The Book of Predictions
- First edition
- Author: David Wallechinsky, Amy Wallace, Irving Wallace
- Language: English
- Genre: Reference
- Publisher: William Morrow & Company
- Publication date: 1981
- Publication place: United States
- Pages: 452
- ISBN: 0-688-00024-X
- LC Class: 303.4

= The Book of Predictions =

Book by David Wallechinsky

The Book of Predictions was a book published in 1981 and written by David Wallechinsky, Amy Wallace, and Irving Wallace, the authors of The Book of Lists. Written in the same type of style (i.e., lists), it includes lists of predictions by scientists, science fiction authors, politicians, and others.
Other contents include:
- "18 Greatest Predictors of All Time" including the Great Pyramid of Cheops, Mother Shipton, Nostradamus, and Edgar Cayce.
- "The 6 Greatest Predictions of All Time": The Ides of March, St.

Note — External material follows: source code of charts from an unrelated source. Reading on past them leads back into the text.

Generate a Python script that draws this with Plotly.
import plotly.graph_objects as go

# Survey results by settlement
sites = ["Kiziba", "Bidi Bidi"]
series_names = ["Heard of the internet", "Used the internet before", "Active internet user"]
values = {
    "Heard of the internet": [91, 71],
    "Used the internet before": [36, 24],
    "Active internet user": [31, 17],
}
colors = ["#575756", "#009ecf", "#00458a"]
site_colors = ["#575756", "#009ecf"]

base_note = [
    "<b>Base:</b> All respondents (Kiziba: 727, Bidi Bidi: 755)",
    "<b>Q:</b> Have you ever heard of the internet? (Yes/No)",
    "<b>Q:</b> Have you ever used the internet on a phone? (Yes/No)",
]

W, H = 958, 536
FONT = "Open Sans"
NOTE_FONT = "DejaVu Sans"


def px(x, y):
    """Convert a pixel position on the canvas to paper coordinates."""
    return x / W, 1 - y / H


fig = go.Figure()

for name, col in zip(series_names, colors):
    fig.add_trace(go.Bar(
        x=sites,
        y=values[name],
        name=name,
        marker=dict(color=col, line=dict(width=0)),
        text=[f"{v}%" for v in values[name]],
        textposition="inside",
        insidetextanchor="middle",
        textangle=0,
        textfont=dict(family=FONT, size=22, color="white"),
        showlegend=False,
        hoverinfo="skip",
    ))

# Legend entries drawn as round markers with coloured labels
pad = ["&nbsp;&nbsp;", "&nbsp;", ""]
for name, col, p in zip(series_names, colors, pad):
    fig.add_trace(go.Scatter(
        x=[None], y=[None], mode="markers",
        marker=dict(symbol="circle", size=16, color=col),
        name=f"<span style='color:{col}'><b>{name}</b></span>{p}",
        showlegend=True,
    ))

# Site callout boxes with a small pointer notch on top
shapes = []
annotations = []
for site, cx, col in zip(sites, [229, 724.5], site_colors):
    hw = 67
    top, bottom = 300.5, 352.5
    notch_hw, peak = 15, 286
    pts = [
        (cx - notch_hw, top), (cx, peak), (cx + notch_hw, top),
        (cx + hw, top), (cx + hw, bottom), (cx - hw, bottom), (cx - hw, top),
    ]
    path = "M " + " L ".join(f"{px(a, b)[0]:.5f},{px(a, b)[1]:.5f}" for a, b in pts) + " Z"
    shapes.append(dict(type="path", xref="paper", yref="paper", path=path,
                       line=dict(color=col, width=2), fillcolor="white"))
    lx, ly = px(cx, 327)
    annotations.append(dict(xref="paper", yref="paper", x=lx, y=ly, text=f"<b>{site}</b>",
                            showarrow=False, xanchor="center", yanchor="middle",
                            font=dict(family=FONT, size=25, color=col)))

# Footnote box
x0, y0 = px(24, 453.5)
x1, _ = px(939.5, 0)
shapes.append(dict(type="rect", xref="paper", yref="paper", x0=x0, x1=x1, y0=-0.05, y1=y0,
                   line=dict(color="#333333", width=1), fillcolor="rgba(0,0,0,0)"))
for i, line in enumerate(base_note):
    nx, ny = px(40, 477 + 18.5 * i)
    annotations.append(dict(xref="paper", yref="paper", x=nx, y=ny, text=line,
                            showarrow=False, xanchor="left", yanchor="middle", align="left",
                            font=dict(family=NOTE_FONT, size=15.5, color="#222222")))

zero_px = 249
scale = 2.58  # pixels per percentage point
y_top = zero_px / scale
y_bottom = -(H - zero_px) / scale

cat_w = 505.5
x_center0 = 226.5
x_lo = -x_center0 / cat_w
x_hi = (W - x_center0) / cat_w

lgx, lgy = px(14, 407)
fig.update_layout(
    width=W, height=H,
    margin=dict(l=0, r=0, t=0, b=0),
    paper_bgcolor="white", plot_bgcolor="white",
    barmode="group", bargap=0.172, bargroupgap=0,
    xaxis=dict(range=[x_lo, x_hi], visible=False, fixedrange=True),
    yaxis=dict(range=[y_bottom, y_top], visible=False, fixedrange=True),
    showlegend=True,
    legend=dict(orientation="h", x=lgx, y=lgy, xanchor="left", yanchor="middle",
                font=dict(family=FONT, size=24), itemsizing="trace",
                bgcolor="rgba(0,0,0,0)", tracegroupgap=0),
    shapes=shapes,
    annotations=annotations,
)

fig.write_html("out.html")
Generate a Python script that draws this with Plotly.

Malachy's predictions of future popes, a prediction of the Titanics sinking, and Jeane Dixon's prediction of the Assassination of John F. Kennedy.
- "The Worst Predictions of All Time", ranging from "legitimate" failures (the British Parliament stating the incandescent light would never work) to psychic fails (Muhammad Ali would be elected to Congress in a non-election year).
- The Book of Predictions Contest. The winners receive a housekeeping robot (if available) or personal appointments with famous psychics. Winners were chosen in 1982.